Providing food and water is an effective and rewarding means of attracting wild birds to your garden. However, there are other ways to make your garden more attractive.
Consider growing fruiting shrubs and trees to provide a ready natural food source for Blackbirds in the winter. Maintaining healthy lawn areas and leaving mulch and leaf litter to collect in some parts of the garden will encourage insect food sources throughout the year.
Blackbirds are wonderful birds to have around. These common birds can help to control pest insects in the garden, and their morning song is a lovely start to the day.
Close up of a blackbird perched on a fence
Blackbirds do prefer to feed on the ground, but will also feed from bushes and trees. They’re generally too large for hanging bird feeders but will happily feed on large bird tables, particularly enclosed bird tables.
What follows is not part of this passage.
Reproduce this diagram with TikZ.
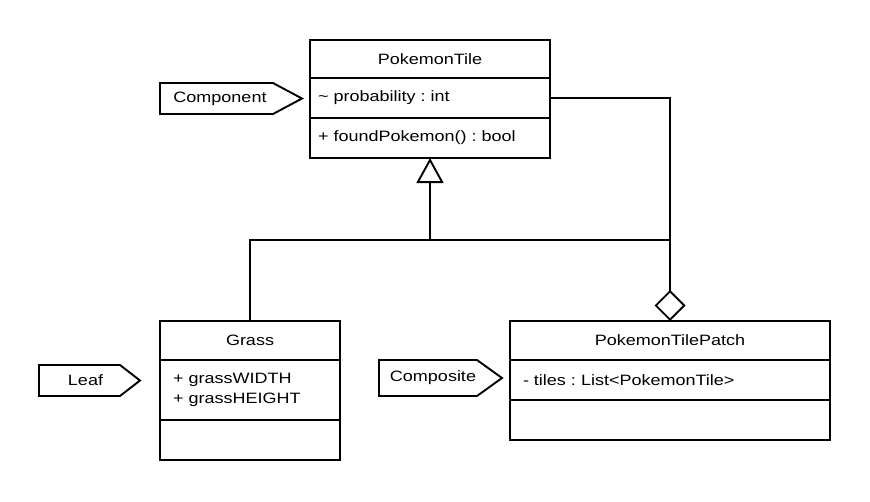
\documentclass[tikz,border=0pt]{standalone}
\usepackage{fontspec}
\setmainfont{Liberation Sans}[FakeStretch=1.2]
\usetikzlibrary{arrows.meta}
\frenchspacing
\begin{document}
\begin{tikzpicture}[x=1pt,y=-1pt,
  font=\fontsize{15}{20}\selectfont\frenchspacing,
  line width=1.9pt,
  comp/.style={draw, rectangle, inner sep=0pt, outer sep=0pt},
  title/.style={comp, align=center},
  body/.style={comp, align=left, inner xsep=#1},
  tagtext/.style={inner sep=0pt},
  tagline/.style={draw, line join=miter},
  conn/.style={draw, line join=miter}
]
\useasboundingbox (0,0) rectangle (870,501);
% PokemonTile
\node[title, minimum width=240pt, minimum height=38pt] (tileT) at (430,59) {PokemonTile};
\node[body=8pt, text width=224pt, minimum height=40pt] (tileA) at (430,98) {\textasciitilde{} probability : int};
\node[body=8pt, text width=224pt, minimum height=40pt] (tileM) at (430,138) {+ foundPokemon() : bool};
% Grass
\node[title, minimum width=180pt, minimum height=39pt] (grassT) at (250,340.5) {Grass};
\node[body=13pt, text width=154pt, minimum height=60pt] (grassA) at (250,390) {+ grassWIDTH\\+ grassHEIGHT};
\node[comp, minimum width=180pt, minimum height=40pt] (grassM) at (250,440) {};
% PokemonTilePatch
\node[title, minimum width=320pt, minimum height=39pt] (patchT) at (670,340.5) {PokemonTilePatch};
\node[body=13pt, text width=294pt, minimum height=40pt] (patchA) at (670,380) {- tiles : List<PokemonTile>};
\node[comp, minimum width=320pt, minimum height=40pt] (patchM) at (670,420) {};
% tags
\node[tagtext] (tagComp) at (220,98.5) {Component};
\draw[tagline] (160,83) -- (273,83) -- (302,98.5) -- (273,114) -- (160,114) -- cycle;
\node[tagtext] (tagLeaf) at (85.5,380.5) {Leaf};
\draw[tagline] (39,365) -- (120,365) -- (140,380.5) -- (120,396) -- (39,396) -- cycle;
\node[tagtext] (tagCompo) at (433,378) {Composite};
\draw[tagline] (379,360) -- (477,360) -- (502,378) -- (477,396) -- (379,396) -- cycle;
% junctions
\coordinate (jA) at (430,240);
\coordinate (jC) at (670,240);
% generalizations
\draw[conn, -{Triangle[open, length=25pt, width=27pt]}] (grassT.north) |- (jA) -- (tileM.south);
\draw[conn] (patchT.north) -- (jC) -- (jA);
% aggregation
\draw[conn, -{Diamond[fill=white, length=31pt, width=31pt]}] (tileA.east) -| (patchT.north);
\end{tikzpicture}
\end{document}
Blackbirds are opportunistic feeders, and there are a few species that prey upon animals, including young birds, lizards, amphibians and small mammals such as mice and shrews. This is fairly rare, however. The Common and Red-winged blackbirds are not known to pursue other birds as a food source.
Fruit is ideal for blackbirds’ softbills. Berries such as blackberries, holly berries, raspberries, grapes, cherries, rosehips, rowan berries, elderberries and hawthorn berries are frequently eaten by blackbirds. They’ll also eat apples, plums, figs and other wild and garden fruits.
Female blackbird eating ripe Mahonia aquifolium berries
Bread is soft, which is excellent for a blackbird’s soft bill, but it’s nutritionally poor and won’t provide the bird with the nutrients it needs to thrive and survive. Whilst birds can be fed bread, it should only be provided to supplement seeds, suet and other healthier foods.
Blackbirds eat apples growing in the wild as well as dried or diced apples placed on the ground or on bird tables.
Blackbirds do eat invertebrates, including slugs and worms. In fact, blackbirds may even help to control numbers of garden slugs, including some invasive species, which is great news for gardeners!
Common Blackbird eating an apple off the ground
Blackbirds do eat snails and have been observed dropping them on their shells to make them easier to eat.
Blackbirds are big fans of berries and other small fruits.
Blackbirds have softbills, making sunflower seeds somewhat of a challenge to eat, unless they’re softened by moisture or rain.
Raisins, sultanas and currants are all excellent foods for blackbirds and other thrushes and are amongst their favourite foods.
Blackbird singing from a tree
Oats are extremely nutritious and are ideal for blackbirds, robins and other thrushes. You can find oats in many thrush, songbird and soft-billed bird food mixes.
So long as the peanuts are crushed or flaked then yes, you can absolutely feed blackbirds peanuts.